Search code examples
pythonregex

Regex - negative lookbehind for any character excluding pure whitespace


I'm trying to write a regex pattern that will fail a match if the preceding pattern contains any character except pure whitespace, for example

--hello (match)
--goodbye (match)
ROW_NUMBER() OVER (ORDER BY DATE) --date (fail)
  --comment with some indentation (match)
    --another comment with some indentation (match)

The closest I've got to is with this pattern I made (?<!.)--.*\n, that gives me this result

--hello (match)
--goodbye (match)
ROW_NUMBER() OVER (ORDER BY DATE) --date (fail)
  --comment with some indentation (fail)
    --another comment with some indentation (fail)
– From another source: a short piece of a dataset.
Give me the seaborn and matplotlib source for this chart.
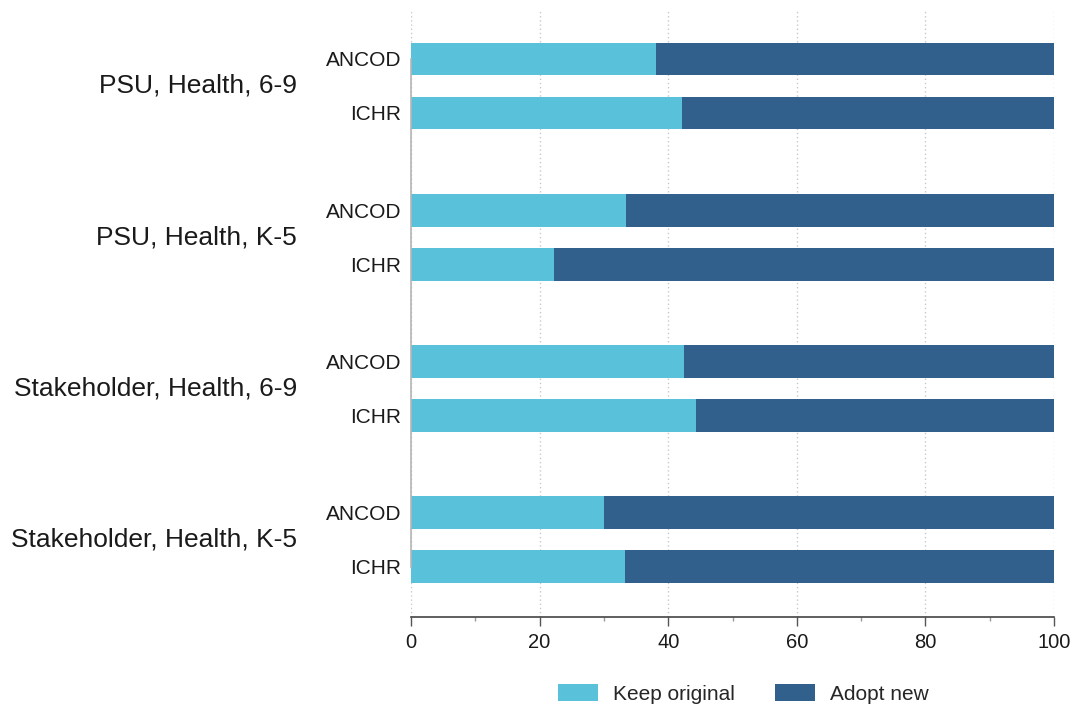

I've tried (?<!\s)--.*\n and (?<=\S)--.*\n but both return no matches at all

EDIT: a regexr.com illustrating the issue more clearly regexr.com/6j0mt


Solution

  • With PyPi regex, you can use

    import regex
    
    text = r"""--hello
    --goodbye
    ROW_NUMBER() OVER (ORDER BY DATE) --date
      --comment with some indentation
        --another comment with some indentation"""
    
    print( regex.findall(r'(?<=^[^\S\r\n]*)--.*', text, regex.M) )
    # => ['--hello', '--goodbye', '--comment with some indentation', '--another comment with some indentation']
    

    See this Python demo online.

    Or, with the default Python re:

    import re
     
    text = r"""--hello
    --goodbye
    ROW_NUMBER() OVER (ORDER BY DATE) --date
      --comment with some indentation
        --another comment with some indentation"""
     
    print( re.findall(r'^[^\S\r\n]*(--.*)', text, re.M) )
    

    See this Python demo.

    Pattern details

    • (?<=^[^\S\r\n]*) - a positive lookbehind that matches a location that is immediately preceded with start of string/line and zero or more horizontal whitespaces
    • ^ - start of a string (here, a line, because re.M / regex.M option is used)
    • [^\S\r\n]* - zero or more chars other than non-whitespace, CR and LF chars (any whitespace but carriage returns and line feed chars)
    • (--.*) - Group 1: -- and the rest of the line (.* matches zero or more chars other than line break chars as many as possible).